Amabilis is a Late Latin unisex name derived from the Latin word for “lovable.” It was used throughout Medieval Western Europe on both males and females, and was borne by a St. Amabilis of Riom (a 5th-century male French saint known in his native language as Amable) and St. Amabilis of Rouen, a 7th-century female French saint.
Amable, Amabel, Mabel have been used exclusively on females in England since Medieval times and was introduced by the Anglo-Normans in the 11th-century. They have gone in and out of popularity since the 11th-century, especially Mabel.
Between 1880-1922, Mabel was among the top 100 most popular female names, peaking at #15 in 1891 and is currently the 435th most popular female name (2018).
In England & Wales, Mabel is currently the 104th most popular female name (2018).
in Ireland, it was often used as an anglicized form of Maeve and it is often speculated that Annabel is an offshoot.
Mabel is the name of a character in C.M. Yonge’s 1854 novel, The Heir of Radclyffe.
Mabel is also used in Dutch, Czech & Slovak, Galician, German & Spanish.
It was borne by several early Anglo-Norman countesses and other notable bearers include: 13th-century English embroiderer, Mable of Bury St.
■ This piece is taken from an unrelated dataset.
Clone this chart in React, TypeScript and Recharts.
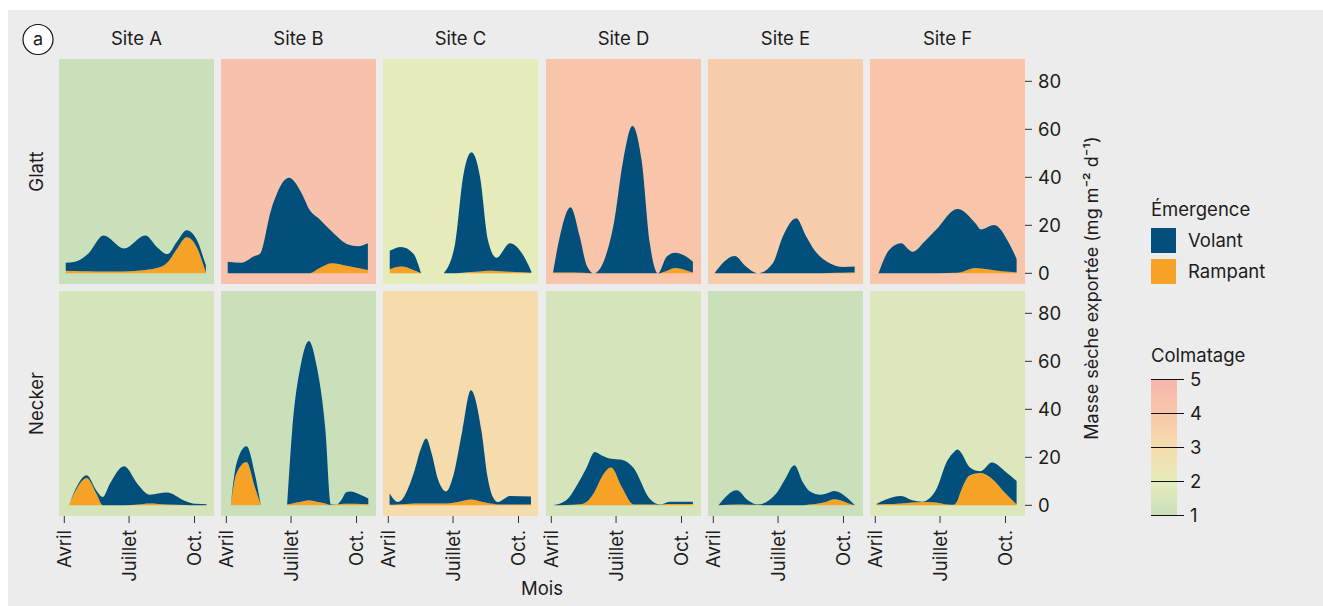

Edmund; Princess Mabel of Orange-Nassau (b. 1968); and British pop-singer Mabel (b. 1996).
Other forms include:
- Amabel, Amabil, Amiable (Anglo-Norman, English)
- Mabinka, Mejbl (Czech, Slovak)
- Mabella, Mabelle, Mable, Maybelline (English)
- Amabilie, Mabile, Mabilie (French, archaic)
- Mábel (Hungarian)
- Amabilia (Italian, Late Latin, Swedish)
- Mabilia (Italian, Late Latin, English)
Amable & Aimable are male names in France, while Amabile is an Italian unisex form. Caradec or Karadeg are Breton masculine forms that is directly translated from the Latin.